**DATA EXCERPT**
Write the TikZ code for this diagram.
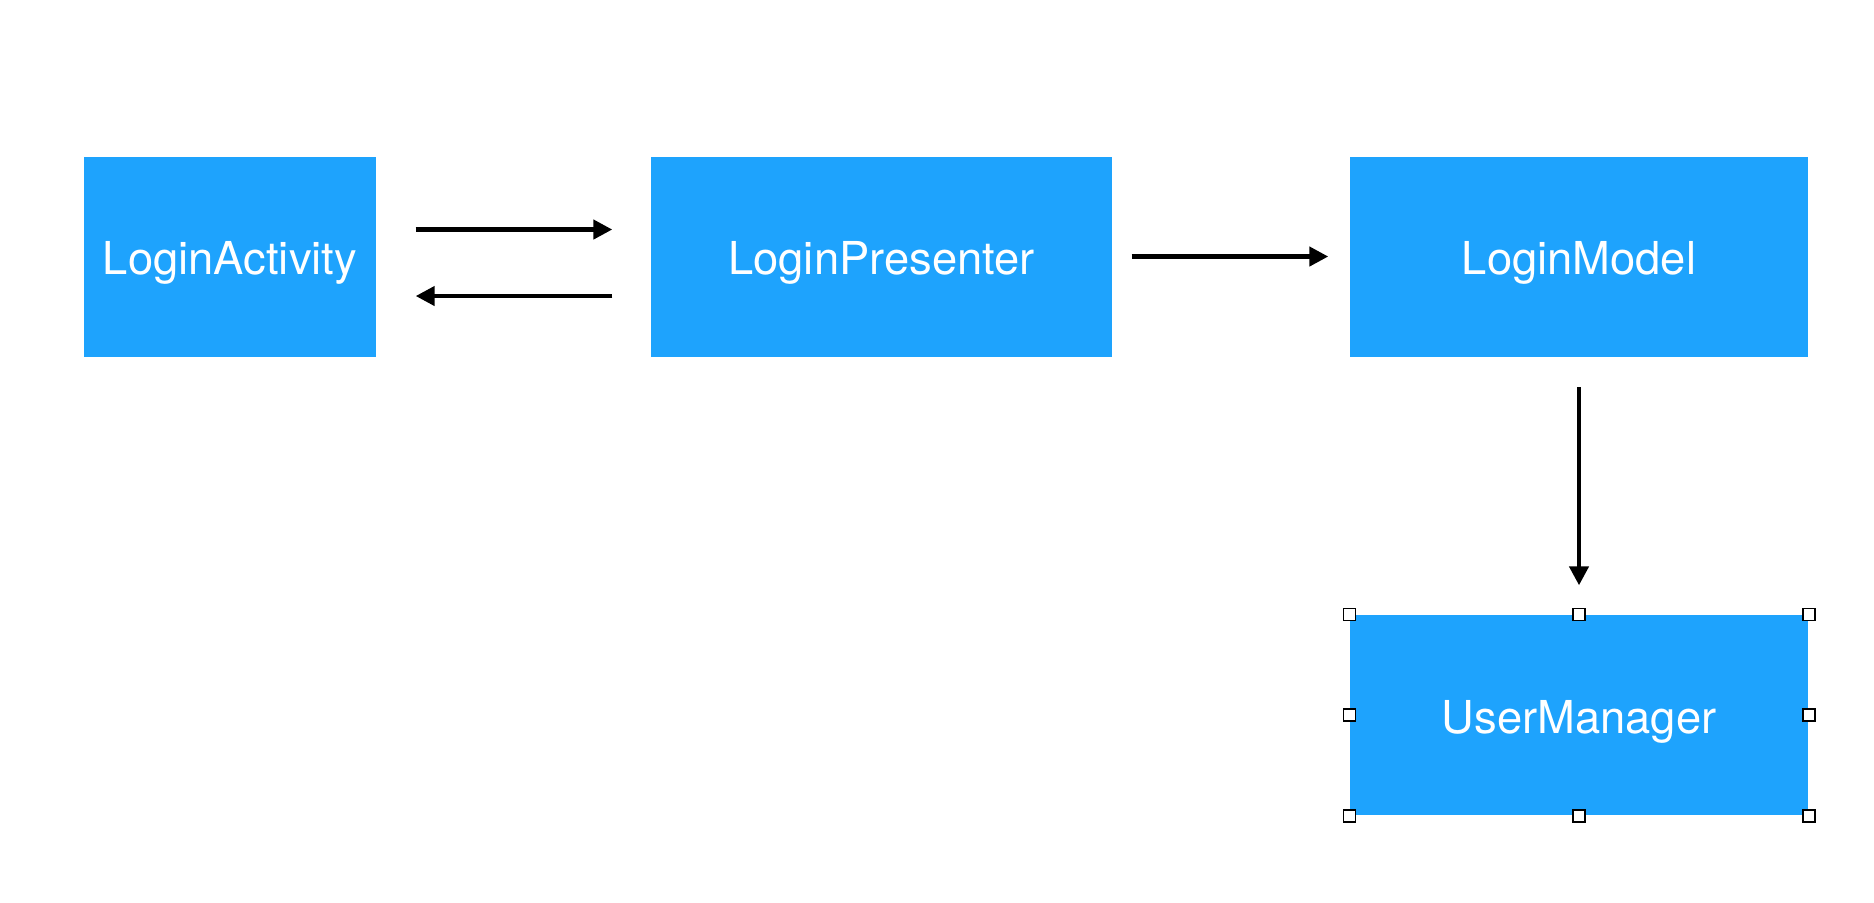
\documentclass[tikz,border=0pt]{standalone}
\usepackage{fontspec}
\setmainfont{TeX Gyre Heros}
\usetikzlibrary{arrows.meta,calc}

\definecolor{boxblue}{HTML}{1EA3FD}

\begin{document}
\begin{tikzpicture}[
      box/.style = {
        rectangle,
        fill=boxblue,
        text=white,
        minimum height=2cm,
        inner sep=0pt,
        text height=10.3pt,
        text depth=0pt,
        font=\fontsize{12.9}{15}\selectfont
      },
      link/.style = {
        -{Triangle[length=5.4pt,width=5.4pt]},
        line width=1.25pt
      },
      handle/.style = {
        rectangle,
        draw=black,
        fill=white,
        line width=0.45pt,
        minimum size=0.12cm,
        inner sep=0pt
      }
    ]
    \useasboundingbox (0,0) rectangle (18.74,-9.02);

    \node[box, minimum width=2.92cm] (activity) at (2.30,-2.565) {LoginActivity};
    \node[box, minimum width=4.61cm] (presenter) at (8.815,-2.565) {LoginPresenter};
    \node[box, minimum width=4.58cm] (model) at (15.79,-2.565) {LoginModel};
    \node[box, minimum width=4.58cm] (manager) at (15.79,-7.15) {UserManager};

    \draw[link, shorten <=0.39cm, shorten >=0.38cm]
      ($(activity.east)+(0,0.27)$) -- ($(presenter.west)+(0,0.27)$);
    \draw[link, shorten <=0.38cm, shorten >=0.39cm]
      ($(presenter.west)+(0,-0.395)$) -- ($(activity.east)+(0,-0.395)$);

    \draw[link, shorten <=0.19cm, shorten >=0.21cm] (presenter) -- (model);
    \draw[link, shorten <=0.30cm, shorten >=0.29cm] (model) -- (manager);

    \foreach \pos in {north west, north, north east, east, south east, south, south west, west} {
      \node[handle] (h-\pos) at (manager.\pos) {};
    }
\end{tikzpicture}
\end{document}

**OBJECTIVE**
Make an exact copy of the data above, pictures excluded.

**RESPONSE**
Write the TikZ code for this diagram.
\documentclass[tikz,border=0pt]{standalone}
\usepackage{fontspec}
\setmainfont{TeX Gyre Heros}
\usetikzlibrary{arrows.meta,calc}

\definecolor{boxblue}{HTML}{1EA3FD}

\begin{document}
\begin{tikzpicture}[
      box/.style = {
        rectangle,
        fill=boxblue,
        text=white,
        minimum height=2cm,
        inner sep=0pt,
        text height=10.3pt,
        text depth=0pt,
        font=\fontsize{12.9}{15}\selectfont
      },
      link/.style = {
        -{Triangle[length=5.4pt,width=5.4pt]},
        line width=1.25pt
      },
      handle/.style = {
        rectangle,
        draw=black,
        fill=white,
        line width=0.45pt,
        minimum size=0.12cm,
        inner sep=0pt
      }
    ]
    \useasboundingbox (0,0) rectangle (18.74,-9.02);

    \node[box, minimum width=2.92cm] (activity) at (2.30,-2.565) {LoginActivity};
    \node[box, minimum width=4.61cm] (presenter) at (8.815,-2.565) {LoginPresenter};
    \node[box, minimum width=4.58cm] (model) at (15.79,-2.565) {LoginModel};
    \node[box, minimum width=4.58cm] (manager) at (15.79,-7.15) {UserManager};

    \draw[link, shorten <=0.39cm, shorten >=0.38cm]
      ($(activity.east)+(0,0.27)$) -- ($(presenter.west)+(0,0.27)$);
    \draw[link, shorten <=0.38cm, shorten >=0.39cm]
      ($(presenter.west)+(0,-0.395)$) -- ($(activity.east)+(0,-0.395)$);

    \draw[link, shorten <=0.19cm, shorten >=0.21cm] (presenter) -- (model);
    \draw[link, shorten <=0.30cm, shorten >=0.29cm] (model) -- (manager);

    \foreach \pos in {north west, north, north east, east, south east, south, south west, west} {
      \node[handle] (h-\pos) at (manager.\pos) {};
    }
\end{tikzpicture}
\end{document}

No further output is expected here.